RESEARCH: Microbes may hold the key to greener, cheaper carbon capture

A new study from researchers at Concordia and l’Université du Québec en Abitibi-Témiscamingue (UQAT) explores how tiny microbes could help solve one of the world’s biggest problems: excess carbon dioxide in the atmosphere.

The paper focuses on a natural process called mineral carbonation, where carbon dioxide (CO₂) is turned into solid crystals. What’s new is the use of microorganisms—such as bacteria and algae—to speed up this process in low-cost and sustainable ways.

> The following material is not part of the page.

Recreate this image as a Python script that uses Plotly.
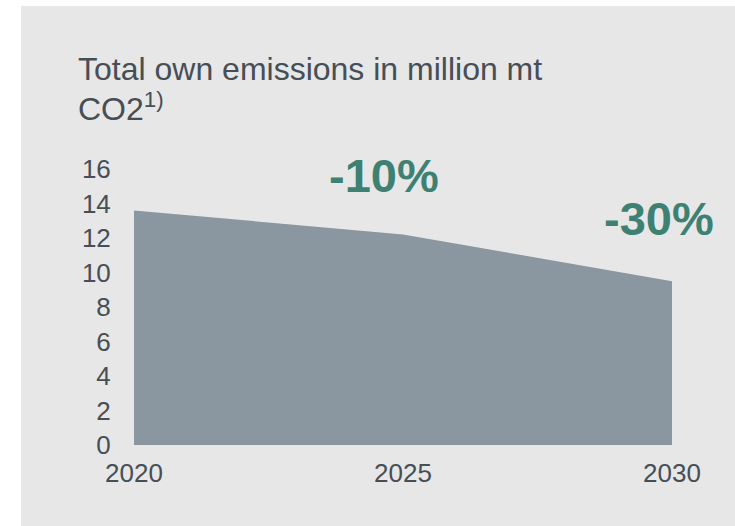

“We already know that some microbes can help repair concrete or clean up wastewater,” says co-author Catherine Mulligan, a professor in the Department of Building, Civil and Environmental Engineering. “Now we’re showing they could also capture carbon from the air and for storage over long periods of time”

The team highlights two key approaches: one where microbes passively encourage carbonate formation, and another where they actively convert CO₂ into solid minerals using enzymes. These methods could be applied in places like:

• Old mines or quarries, where bacteria could be added to leftover rocks to help them transform CO₂ into carbonate crystals.
• Soils and cements, where treated materials could remove inorganic carbon while also improving strength and reducing erosion.
• Coastal wetlands or salt lakes, where certain bacteria and algae already naturally produce carbon-trapping minerals.

Compared to industrial carbon capture technologies that require complex machinery and high energy, microbial solutions are relatively simple, adaptable to many environments, and could even provide bonus benefits like cleaner water or healthier soils.

“Nature has already given us the tools,” says Mulligan. “Now it’s about finding smart ways to apply them.”

The researchers are calling for more field testing and collaboration with industry to move this promising technology from the lab into the real world.

Concordia Ph.D candidate Samantha M. Wilcox was the study’s lead author. Carmen Mihaela Neculita at UQAT contributed to the research as co-supervisor with Catherine Mulligan.

The study was published in the International Journal of Molecular Sciences.